Tuesday 13 October 2015

ITSIK GRINZAYD

ITSIK GRINZAYD (1905-1942)

            He was a Soviet Jewish prose writer and journalist, born in Mohyliv-Podil's'kyy, Ukraine, into the home of a carpenter.  He lost his parents early in life and was raised in a children’s home. He worked as a locksmith and later graduated from the Vinnytsya Pedagogical Technicum. From 1927 he began his work as a journalist, as well as fiction author and editor. His first sketches and stories appeared in the Kharkov newspaper Zay greyt (Get ready) and Yunge gvardye (Young guard), of which he was, first, a contributor and later the editor-in-chief. He subsequently published stories in the Kharkov monthly Prolit (Proletarian literature) and in other periodical publications. In 1932 he brought put a collection of stories, but more than anything he was occupied with editorial and organizational work in the editing of Yiddish newspapers and journals—later, with “Ukrnatsmindfarlag” (Publishing House for Ukrainian Ethnic Minorities), a press that also brought out books in Yiddish. In the initial days of WWII, he departed for the front and was killed shortly thereafter.

            His work includes: In 1926 he began publishing short sketches in Moscow’s Yungvald (Young forest), such as “Gubernyal yidn” (Provincial Jews) 4 (1926), “Freylekh in klub” (Happy in the club) 1 (1926), “In plonter” (In a jumble) 5 (1927); “In di negl fun boheme” (In the clutches of Bohemia), in Yunger boy-klang (Young sound of construction) 6 (1928); “In kesl” (In the kettle) 7 (1928). He also wrote: Oyfkum (Arise), a collection of stories (Kharkov-Kiev, 1932), 177 pp. He edited (with an editorial board) Oktyaberl (Little October) in Kiev, Litkomyug, a komyugisher zamlbukh: proze, poezye un kritik (Literary Communist youth: a Communist youth anthology of prose, poetry, and criticism) (Kharkov: State Publisher for National Minorities of the USSR, 1933); and Kinder-shafung (Children’s creation), an anthology, with Leyb Kvitko (Odessa: Kinder farlag, 1935).  In addition, his work was included in: Shlakhtn (Battles) (Kharkov-Kiev, 1932).
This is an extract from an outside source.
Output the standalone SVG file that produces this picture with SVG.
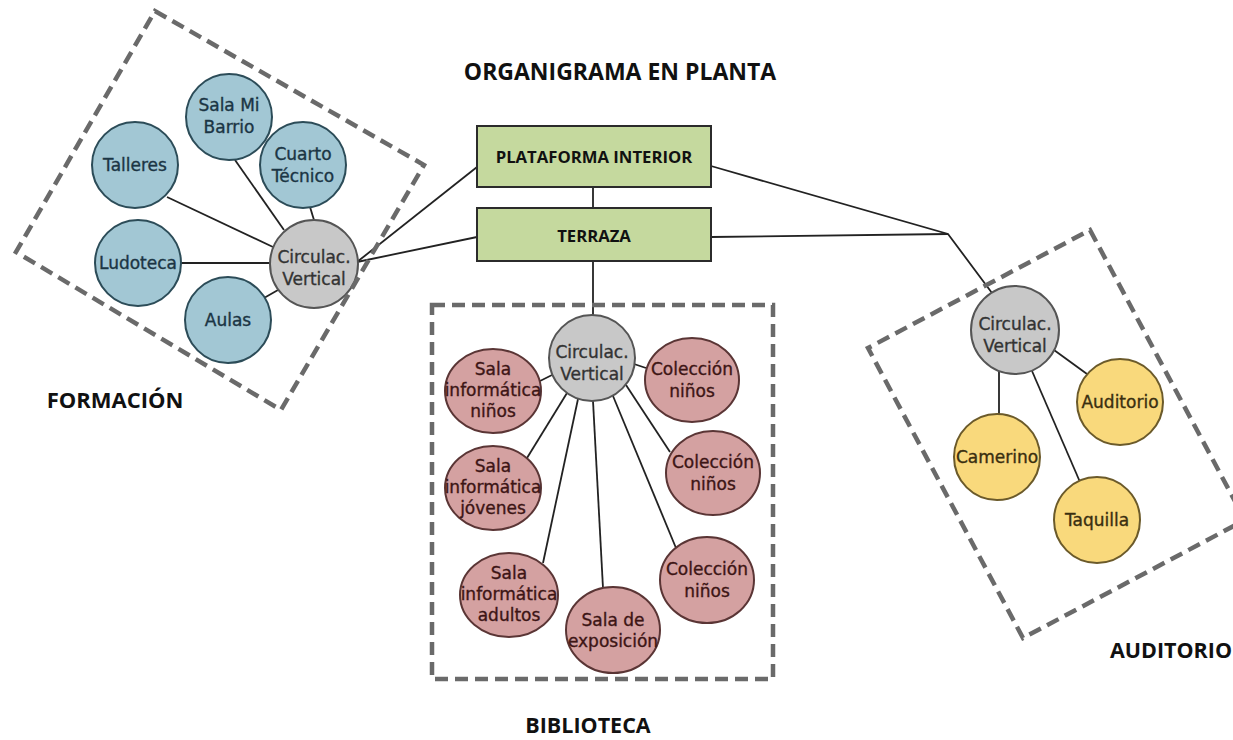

Sources: A. Holdes, in Shtern (Kharkov) 47 (1933); F. Reminik, in Farmest (Kharkov) 2-3 (1933); Y. Lit, in Yunger boy-klang (Kharkov) 6 (June 1928).

[Additional information from: Berl Kagan, comp., Leksikon fun yidish-shraybers (Biographical dictionary of Yiddish writers) (New York, 1986), col. 180; Chaim Beider, Leksikon fun yidishe shrayber in ratn-farband (Biographical dictionary of Yiddish writers in the Soviet Union), ed. Boris Sandler and Gennady Estraikh (New York: Congress for Jewish Culture, Inc., 2011), p. 89.]